2014 GSA Annual Meeting in Vancouver, British Columbia (19–22 October 2014)

Paper No. 292-6
Presentation Time: 9:30 AM


YOST, Chad L., Department of Geosciences, University of Arizona, 1040 E. 4th Street, Tucson, AZ 85721, COHEN, Andrew S., Department of Geosciences, University of Arizona, Tucson, AZ 85721, FEIBEL, Craig S., Earth and Planetary Sciences, Rutgers University, 610 Taylor Road, Piscataway, NJ 08854 and CAMPISANO, Christopher J., Institute of Human Origins, School of Human Evolution and Social Change, Arizona State University, Tempe, AZ 85287

Phytoliths are microscopic opal silica plant remains that can be deposited in soils and lake sediments after the plant-parts that produce them decay.
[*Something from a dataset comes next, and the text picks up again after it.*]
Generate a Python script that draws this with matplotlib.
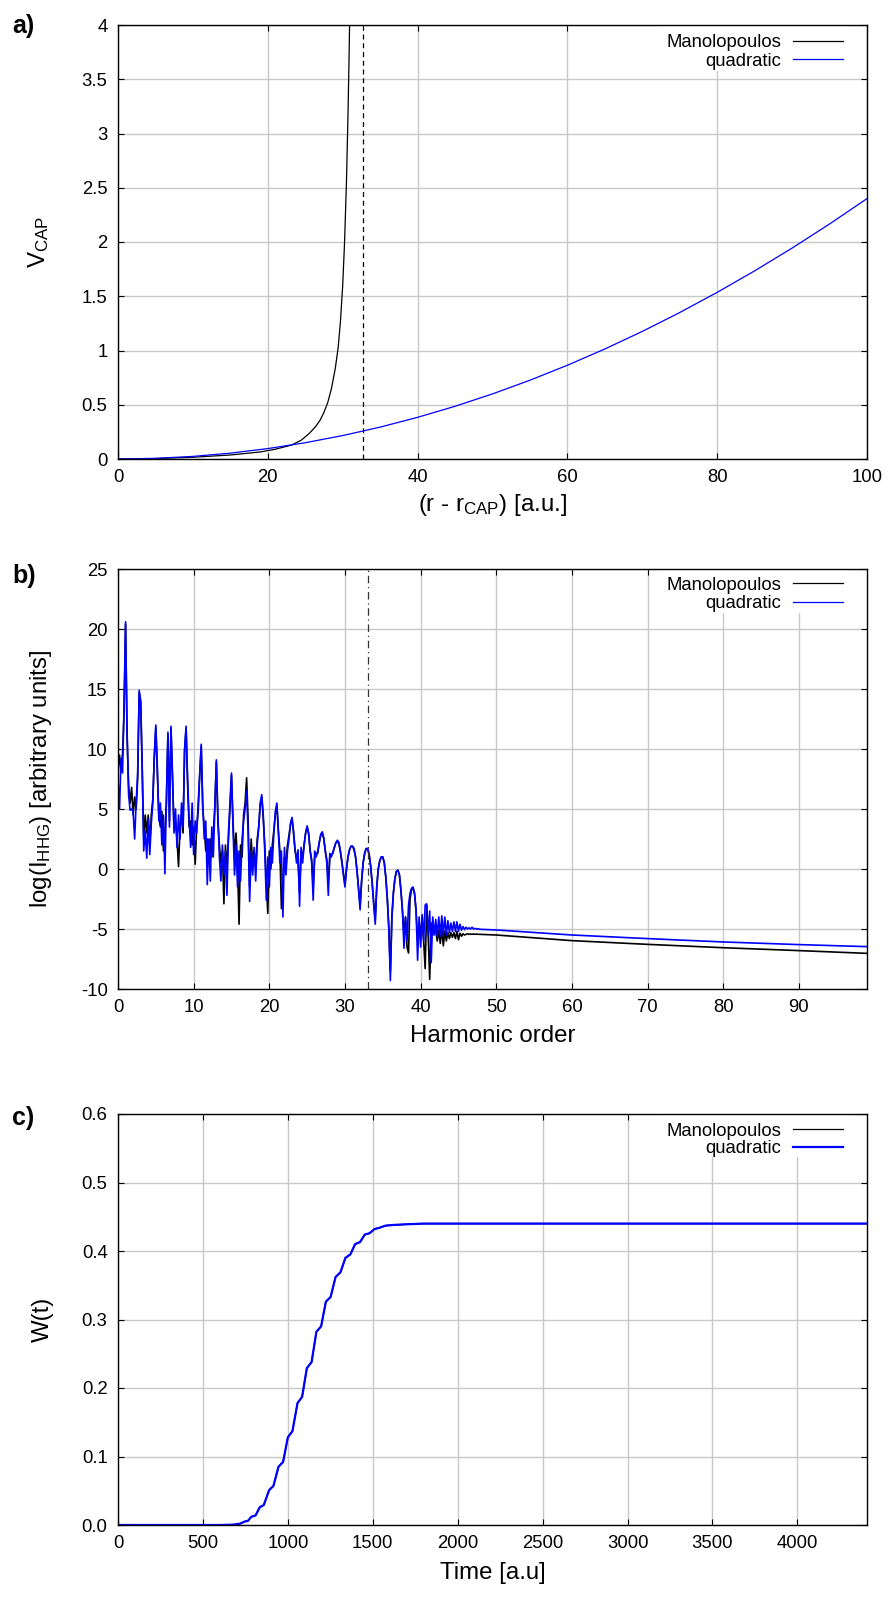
import numpy as np
import matplotlib
matplotlib.use("Agg")
import matplotlib.pyplot as plt
from matplotlib.lines import Line2D
from matplotlib.patches import Rectangle
from matplotlib.ticker import FixedLocator, FuncFormatter

plt.rcParams['font.family'] = ['Liberation Sans', 'DejaVu Sans']
plt.rcParams['mathtext.fontset'] = 'custom'
plt.rcParams['mathtext.rm'] = 'Liberation Sans'
plt.rcParams['mathtext.it'] = 'Liberation Sans:italic'
plt.rcParams['mathtext.bf'] = 'Liberation Sans:bold'
plt.rcParams['axes.unicode_minus'] = False

# ---------------- panel a: CAP potentials ----------------
r_quadratic = [0, 5, 10, 15, 20, 25, 30, 35, 40, 45, 50, 55, 60, 65, 70, 75, 80, 85, 90, 95, 100]
v_quadratic = [0.0, 0.006, 0.024, 0.054, 0.096, 0.150, 0.216, 0.294, 0.384, 0.486, 0.600,
               0.726, 0.864, 1.014, 1.176, 1.350, 1.536, 1.734, 1.944, 2.166, 2.400]
r_manolo = [0, 5, 10, 15, 19, 21, 23.2, 24.5, 25.6, 26.4, 27.0, 27.5, 28.0, 28.5, 29.0,
            29.4, 29.7, 30.0, 30.25, 30.5, 30.7, 30.85, 31.0]
v_manolo = [0.0, 0.004, 0.016, 0.037, 0.065, 0.09, 0.129, 0.175, 0.24, 0.30, 0.36, 0.43, 0.52,
            0.65, 0.83, 1.03, 1.27, 1.6, 2.0, 2.55, 3.15, 3.7, 4.35]
cap_end_a = 32.7

# ---------------- panel b: HHG spectra ----------------
harmonic_grid = np.round(np.arange(0, 48.01, 0.2), 1)
hhg_quadratic = [
    7.5, 5.0, 9.2, 8.0, 13.5, 20.6, 11.5, 6.2, 4.9, 5.0,
    4.8, 2.5, 5.5, 8.0, 14.9, 14.0, 8.5, 1.5, 3.2, 0.9,
    4.2, 1.2, 3.8, 5.5, 9.5, 12.0, 8.5, 4.0, 5.5, 2.0,
    4.5, -0.4, 6.0, 11.4, 3.5, 11.9, 8.0, 3.0, 5.0, 1.8,
    4.5, 2.5, 5.5, 3.5, 10.0, 11.9, 7.5, 4.2, 1.8, 5.5,
    1.2, 4.0, 3.0, 5.5, 8.0, 10.4, 5.5, 2.5, 4.0, -1.3,
    2.5, -1.0, 3.5, 1.0, 5.0, 9.1, 4.5, 1.0, -1.0, 2.0,
    -0.5, 1.5, -2.2, 3.0, 5.5, 8.0, 3.5, -0.5, 2.0, -1.5,
    1.5, -1.0, 2.5, 4.0, 5.0, 6.5, 3.0, -2.7, 1.5, -0.5,
    1.8, -1.0, 2.0, 3.5, 5.5, 6.2, 4.5, 1.5, -2.6, 1.0,
    -1.5, 1.8, 0.5, 3.0, 4.8, 5.5, 3.0, 0.5, 1.5, -4.0,
    1.8, -0.5, 1.5, 2.5, 3.8, 4.3, 3.2, 1.7, 0.5, 1.6,
    -3.1, 1.8, 0.5, 2.0, 3.0, 3.6, 3.0, 1.5, 0.5, -2.6,
    1.5, 1.0, 1.5, 2.2, 2.9, 3.1, 2.6, 1.5, 0.5, -2.2,
    1.3, 1.0, 1.4, 1.8, 2.2, 2.4, 2.2, 1.5, 0.6, -0.5,
    -1.5, 0.0, 1.0, 1.6, 1.9, 1.9, 1.7, 1.0, -0.2, -1.8,
    -3.4, -1.0, 0.5, 1.3, 1.7, 1.7, 1.2, 0.2, -1.2, -3.0,
    -4.6, -1.5, 0.0, 0.7, 1.0, 1.0, 0.5, -0.7, -2.5, -5.0,
    -9.3, -4.0, -2.0, -0.8, -0.2, -0.1, -0.5, -1.8, -3.5, -6.6,
    -4.0, -6.0, -3.0, -2.0, -1.6, -1.5, -2.0, -3.5, -7.6, -4.0,
    -6.5, -3.8, -6.0, -3.0, -2.9, -5.5, -3.5, -7.8, -4.0, -5.5,
    -4.2, -5.6, -4.0, -5.6, -3.9, -5.5, -4.0, -5.5, -4.3, -5.3,
    -4.5, -5.2, -4.4, -5.2, -4.4, -5.2, -4.6, -5.1, -4.8, -5.05,
    -4.85, -5.0, -4.9, -5.0, -4.85, -5.0, -4.95, -5.0, -4.98, -5.02,
    -5.03]
hhg_manolo = [
    8.0, 9.5, 8.3, 9.6, 13.0, 20.4, 11.0, 7.0, 5.5, 6.8,
    4.5, 6.0, 5.0, 7.5, 14.7, 13.9, 8.0, 2.5, 4.5, 3.0,
    4.5, 2.0, 4.5, 5.8, 9.3, 11.8, 8.0, 4.5, 3.5, 4.8,
    1.5, 3.0, 5.5, 11.2, 4.0, 11.7, 7.5, 3.5, 4.0, 2.5,
    0.2, 3.5, 4.5, 3.0, 9.8, 11.7, 7.0, 3.5, 4.0, 2.0,
    3.5, 0.4, 3.5, 4.8, 7.8, 10.2, 5.0, 3.5, 1.5, 2.5,
    0.5, 2.5, 1.0, 3.0, 5.2, 8.9, 4.0, 2.0, 0.5, 1.5,
    -2.9, 2.0, 0.0, 2.5, 5.0, 7.8, 4.0, 1.0, 3.0, 0.5,
    -4.6, 2.0, 1.0, 4.5, 5.5, 7.6, 4.0, -1.5, 2.5, 0.5,
    1.5, 0.0, 2.5, 3.5, 5.3, 6.0, 4.2, 2.0, -1.0, -3.7,
    1.5, 0.0, 2.0, 3.2, 4.6, 5.3, 3.2, 1.5, -3.3, -1.0,
    1.0, 0.5, 2.0, 2.8, 3.7, 4.2, 3.0, 1.5, 1.0, 0.5,
    -2.0, 1.5, 1.0, 2.0, 3.0, 3.5, 2.9, 1.5, 0.8, -1.5,
    1.0, 1.3, 1.3, 2.2, 2.8, 3.0, 2.5, 1.5, 0.8, -1.0,
    1.0, 1.2, 1.3, 1.8, 2.2, 2.3, 2.1, 1.4, 0.5, -0.4,
    -1.3, 0.0, 1.0, 1.6, 1.9, 1.9, 1.6, 1.0, -0.2, -1.6,
    -3.0, -1.0, 0.5, 1.3, 1.7, 1.7, 1.2, 0.2, -1.2, -2.8,
    -4.2, -1.5, 0.0, 0.7, 1.0, 1.0, 0.5, -0.7, -2.5, -5.0,
    -8.5, -4.0, -2.0, -0.8, -0.2, -0.1, -0.5, -1.8, -3.5, -5.5,
    -4.0, -6.5, -7.0, -2.5, -1.7, -1.6, -2.1, -3.5, -6.0, -4.5,
    -5.5, -4.0, -6.0, -8.3, -3.0, -5.5, -9.2, -4.5, -5.5, -5.0,
    -5.2, -6.0, -5.1, -6.2, -5.0, -6.4, -5.2, -6.0, -5.3, -5.8,
    -5.3, -5.7, -5.3, -5.8, -5.2, -5.9, -5.35, -5.6, -5.4, -5.5,
    -5.45, -5.4, -5.45, -5.42, -5.44, -5.42, -5.44, -5.43, -5.44, -5.44,
    -5.45]
tail_order = [50, 60, 70, 80, 90, 99]
tail_quadratic = [-5.08, -5.5, -5.8, -6.08, -6.3, -6.47]
tail_manolo = [-5.5, -5.97, -6.28, -6.56, -6.8, -7.03]
cutoff_b = 33.0

# ---------------- panel c: absorbed norm W(t) ----------------
time_au = [0, 600, 680, 720, 745, 765, 785, 810, 835, 858, 890, 915, 945, 972, 1000, 1027,
           1057, 1084, 1112, 1140, 1168, 1196, 1224, 1252, 1281, 1310, 1339, 1368, 1396,
           1425, 1453, 1482, 1510, 1540, 1575, 1620, 1700, 1800, 4410]
w_manolo = [0.0, 0.0, 0.0005, 0.002, 0.005, 0.006, 0.012, 0.014, 0.026, 0.029, 0.051, 0.057,
            0.085, 0.092, 0.128, 0.137, 0.178, 0.187, 0.229, 0.238, 0.282, 0.290, 0.326,
            0.333, 0.362, 0.369, 0.390, 0.395, 0.410, 0.413, 0.424, 0.426, 0.432, 0.434,
            0.437, 0.438, 0.439, 0.440, 0.440]
w_quadratic = list(w_manolo)

assert len(hhg_quadratic) == len(harmonic_grid) == len(hhg_manolo)

# ---------------- figure ----------------
fig = plt.figure(figsize=(8.88, 16.12), dpi=100)
L, Wd = 118 / 888, 749 / 888
ax_a = fig.add_axes([L, 1 - 459 / 1612, Wd, 434 / 1612])
ax_b = fig.add_axes([L, 1 - 989 / 1612, Wd, 420 / 1612])
ax_c = fig.add_axes([L, 1 - 1525 / 1612, Wd, 411 / 1612])

TICK = 13.3
LAB = 17.3
GRID = '#c8c8c8'
BLUE = '#0000ff'


def style(ax):
    ax.grid(True, color=GRID, lw=1.0)
    ax.set_axisbelow(True)
    ax.tick_params(direction='in', length=4.3, width=0.8, labelsize=TICK, pad=7.5,
                   top=True, right=True)
    for s in ax.spines.values():
        s.set_linewidth(1.0)
        s.set_zorder(5)


def key(ax, y1, y2, lwk, lwb):
    ax.add_patch(Rectangle((0.725, 0.895), 0.25, 0.105, transform=ax.transAxes,
                           facecolor='white', edgecolor='none', zorder=1.5))
    h = ax.bbox.height
    off = 6.6 / h
    for y, lab, col, lw in ((y1, 'Manolopoulos', 'black', lwk), (y2, 'quadratic', BLUE, lwb)):
        ax.text(0.886, y - off, lab, transform=ax.transAxes, ha='right', va='baseline',
                fontsize=TICK, zorder=6)
        ax.add_line(Line2D([0.9016, 0.9684], [y, y], transform=ax.transAxes, color=col,
                           lw=lw, zorder=6))


# panel a
style(ax_a)
ax_a.plot(r_manolo, v_manolo, color='black', lw=0.9, zorder=3)
ax_a.plot(r_quadratic, v_quadratic, color=BLUE, lw=0.9, zorder=3)
ax_a.axvline(cap_end_a, color='black', lw=0.9, ls=(0, (4, 3)), zorder=3)
ax_a.set_xlim(0, 100)
ax_a.set_ylim(0, 4)
ax_a.xaxis.set_major_locator(FixedLocator([0, 20, 40, 60, 80, 100]))
ax_a.yaxis.set_major_locator(FixedLocator(np.arange(0, 4.01, 0.5)))
ax_a.yaxis.set_major_formatter(FuncFormatter(lambda v, _: f'{v:g}'))
ax_a.set_xlabel(r'(r - r$_\mathrm{CAP}$) [a.u.]', fontsize=LAB, labelpad=4)
ax_a.set_ylabel(r'V$_\mathrm{CAP}$', fontsize=LAB)
ax_a.yaxis.set_label_coords(-0.09, 0.5)
key(ax_a, 0.9638, 0.921, 0.9, 0.9)

# panel b
style(ax_b)
ax_b.plot(list(harmonic_grid) + tail_order, hhg_manolo + tail_manolo, color='black', lw=1.2,
          zorder=3)
ax_b.plot(list(harmonic_grid) + tail_order, hhg_quadratic + tail_quadratic, color=BLUE,
          lw=1.2, zorder=3)
ax_b.axvline(cutoff_b, color='#333333', lw=0.9, ls=(0, (6, 3, 1, 3)), zorder=3)
ax_b.set_xlim(0, 99)
ax_b.set_ylim(-10, 25)
ax_b.xaxis.set_major_locator(FixedLocator(np.arange(0, 91, 10)))
ax_b.yaxis.set_major_locator(FixedLocator(np.arange(-10, 26, 5)))
ax_b.set_xlabel('Harmonic order', fontsize=LAB, labelpad=6)
ax_b.set_ylabel(r'log(I$_\mathrm{HHG}$) [arbitrary units]', fontsize=LAB)
ax_b.yaxis.set_label_coords(-0.085, 0.5)
key(ax_b, 0.966, 0.922, 0.9, 0.9)

# panel c
style(ax_c)
ax_c.plot(time_au, w_manolo, color='black', lw=1.0, zorder=3)
ax_c.plot(time_au, w_quadratic, color=BLUE, lw=1.6, zorder=3)
ax_c.set_xlim(0, 4410)
ax_c.set_ylim(0, 0.6)
ax_c.xaxis.set_major_locator(FixedLocator(np.arange(0, 4001, 500)))
ax_c.yaxis.set_major_locator(FixedLocator(np.arange(0, 0.61, 0.1)))
ax_c.yaxis.set_major_formatter(FuncFormatter(lambda v, _: f'{v:.1f}'))
ax_c.set_xlabel('Time [a.u]', fontsize=LAB, labelpad=7)
ax_c.set_ylabel('W(t)', fontsize=LAB)
ax_c.yaxis.set_label_coords(-0.085, 0.5)
key(ax_c, 0.9635, 0.9205, 0.9, 1.6)

for lab, ytop in (('a)', 14), ('b)', 564), ('c)', 1106)):
    fig.text(12 / 888, 1 - ytop / 1612, lab, fontsize=18, fontweight='bold', va='top',
             ha='left')

fig.savefig('out.png', dpi=100, facecolor='white')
Although phytoliths have been used extensively in archaeological studies, they are underutilized in limnogeological investigations. Pollen and phytoliths share some similarities in how they are extracted and quantified; however, there are significant differences in taphonomy, preservation and taxonomic resolution. A major strength of phytolith analysis is its ability to taxonomically resolve grasses (Poaceae) to subfamily, tribe and even lower levels of identification. In East Africa, the overwhelming majority of grasses can be categorized into four plant functional types (PFTs): C3 cool climate/shade tolerant (Pooideae), C3 wet/shade tolerant (Bambusoideae), C4 mesophytic (Panicoideae), and C4 xerophytic (Chloridoideae). Proportions of these grass PFTs can unambiguously be reconstructed from stratigraphic sequences using phytoliths. During the summer of 2013, the 216 m West Turkana drill core (2.0-1.4 Ma) was recovered by HSPDP researchers. Initial core descriptions, multi-sensor core logging and sampling at 32 cm resolution was completed in the fall of 2013 at LacCore (U of MN). Phytolith extraction at 96 cm resolution was recently completed. Organics and carbonates were removed from 1 cm3 samples using strong acid and base. Clays were removed using gravity settling and siliciclastics were removed using density separation. Phytolith preservation ranged from excellent to poor. Intervals with poor preservation exhibited evidence of dissolution, most likely due to alkaline lake conditions. Intervals with low phytolith recovery often suffered from high amounts of cryptotephra and authigenic minerals. Well-preserved and high phytolith concentrations were observed in the 35 to 65 mblf interval. Below this level, ~1 m sections yielded well-preserved and highly concentrated phytoliths and other silica microfossils. These sections were separated by longer intervals (~10+ m) where there appears to have been total biogenic silica dissolution. Phytolith analysis is ongoing, but has already demonstrated the presence of taxa underrepresented in pollen studies from contemporaneous contexts, thus highlighting the complimentary aspect of this work.